Fianna Fail has 78 seats in the incoming Dail. Bertie Ahern, if he wishes, can effectively increase the number to 79 by appointing Tony Gregory, or someone from Fine Gael or Labour, to the Chair. But he does not need to do that.
He can make little deals, or big deals, with the two-person rump of the progressive democrats, or the Fianna Fail 'gene pool' Independents or Gregory and the other left wing independent, Finian McGrath.
He has nothing to fear from any of them. He can have as secure a five-year term as either of those that he has already enjoyed.
And what if something goes wrong? An eruption at the Mahon Tribunal? The realisation that, as in the case of his friend Tony Blair, a full term of office with a resignation on the eve of an election is not really feasible? Why, then, he simply hands over the leader-in-waiting, Brian Cowen.

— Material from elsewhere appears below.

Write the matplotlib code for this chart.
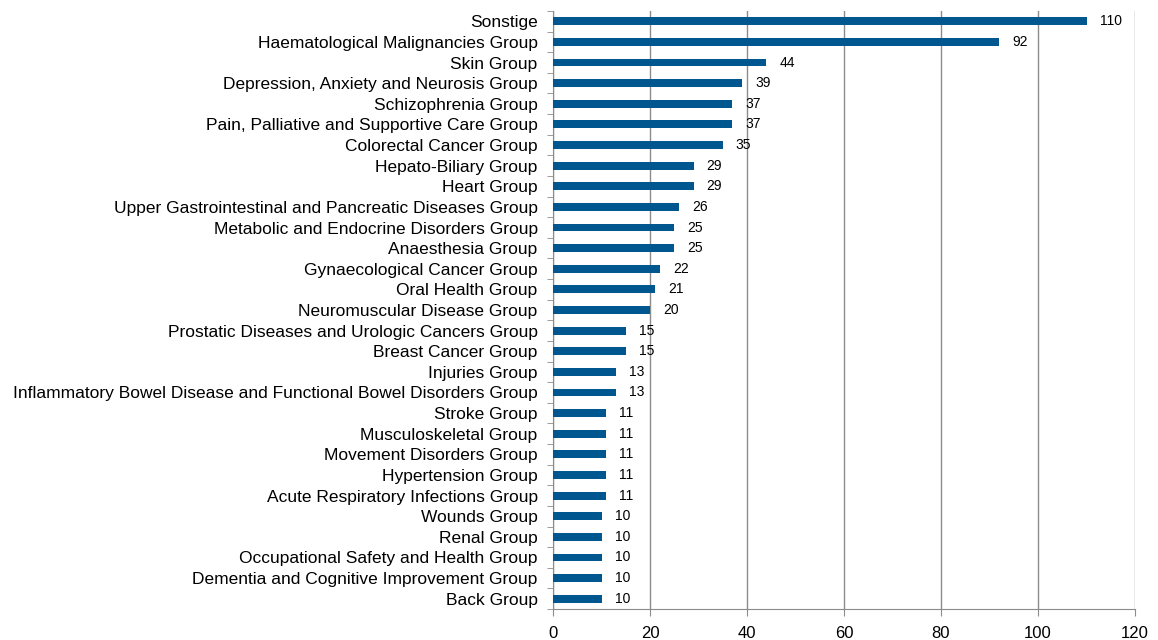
import matplotlib
matplotlib.use("Agg")
import matplotlib.pyplot as plt
import numpy as np

plt.rcParams['font.family'] = ['Liberation Sans', 'DejaVu Sans']

groups = [
    "Sonstige",
    "Haematological Malignancies Group",
    "Skin Group",
    "Depression, Anxiety and Neurosis Group",
    "Schizophrenia Group",
    "Pain, Palliative and Supportive Care Group",
    "Colorectal Cancer Group",
    "Hepato-Biliary Group",
    "Heart Group",
    "Upper Gastrointestinal and Pancreatic Diseases Group",
    "Metabolic and Endocrine Disorders Group",
    "Anaesthesia Group",
    "Gynaecological Cancer Group",
    "Oral Health Group",
    "Neuromuscular Disease Group",
    "Prostatic Diseases and Urologic Cancers Group",
    "Breast Cancer Group",
    "Injuries Group",
    "Inflammatory Bowel Disease and Functional Bowel Disorders Group",
    "Stroke Group",
    "Musculoskeletal Group",
    "Movement Disorders Group",
    "Hypertension Group",
    "Acute Respiratory Infections Group",
    "Wounds Group",
    "Renal Group",
    "Occupational Safety and Health Group",
    "Dementia and Cognitive Improvement Group",
    "Back Group",
]
counts = [110, 92, 44, 39, 37, 37, 35, 29, 29, 26, 25, 25, 22, 21, 20,
          15, 15, 13, 13, 11, 11, 11, 11, 11, 10, 10, 10, 10, 10]
xticks = [0, 20, 40, 60, 80, 100, 120]

bar_color = "#00568f"
grid_color = "#8c8c8c"

fig = plt.figure(figsize=(11.58, 6.4), dpi=100)
ax = fig.add_axes([553 / 1158, 1 - 609 / 640, (1135 - 553) / 1158, (609 - 11) / 640])

y = np.arange(len(groups))
ax.barh(y, counts, height=0.38, color=bar_color, zorder=3)
for yi, v in zip(y, counts):
    ax.text(v + 2.7, yi, str(v), va="center", ha="left", fontsize=10, color="black")

ax.set_xlim(0, 120)
ax.set_ylim(len(groups) - 0.5, -0.5)
ax.set_xticks(xticks)
ax.set_xticklabels([str(t) for t in xticks], fontsize=12)
ax.set_yticks(y)
ax.set_yticklabels(groups, fontsize=12.5)
ax.tick_params(axis="y", length=0, pad=11)
ax.set_yticks(np.arange(len(groups) + 1) - 0.5, minor=True)
ax.tick_params(axis="y", which="minor", length=4, color=grid_color, direction="out")
ax.tick_params(axis="x", length=5, color=grid_color, pad=7)

ax.grid(axis="x", color=grid_color, linewidth=1, zorder=0)
for s in ["top", "right"]:
    ax.spines[s].set_visible(False)
for s in ["left", "bottom"]:
    ax.spines[s].set_color(grid_color)

fig.savefig("out.png", dpi=100)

But whereas a scenario like that would satisfy the aspirations of most leaders, it by no means supplies the comfort zone that Bertie likes to keep about him at all times.
The zone can vary from a mere four gene-pool adherence as between 1997 and 2002, and a vast 20-seat Labour cushion. The latter is what he wanted in 1997 and almost got in 1994.
In 2002 he took the PDs on board, although he did not need them. Bertie likes to govern by consensus, or as much consensus as he can manage to wrap around him. Let us not be surprised then, if he reaches some sort of accommodation with the PDs before the Dail meets.
If he makes an offer, will they be content with the unpleasant and humiliating half-life involved? Maybe they will. They have bounced back from electoral disasters before, though never one on this scale.
But arrangements like this would not just be humiliating for them, it would be humiliating for the system. Two parties suffered severe electoral defeats last month, the PDs and Sinn Fein.
The dignified course for both would be to stay out of the way. Instead, Sinn Fein has had the impudence to demand cabinet seats. A somewhat more sensible course would be to form a Fianna Fail/Green alliance.
Two obstacles stand in the way. First, there is a massive culture clash between Fianna Fail and the Greens. Secondly, such an alliance would have no shade of a mandate.
But Bertie, of all people, is not worried about mandates, and he has bigger things at the back of his mind than his comfort zone.
He has a dazzling long-term ambition which embraces the entire island. It postulates a political system dominated by three parties, Fianna Fail, Labour and the SDLP. In some shape, the three could hold power across the 32 counties more or less for ever.
It could work, too. It would develop consensus politics to a fine art, and we like consensus politics. But it has one little fault. Democracy depends on choice, and the ultimate Bertie-style democracy, if it ever comes to pass, will leave us with almost no choice at all.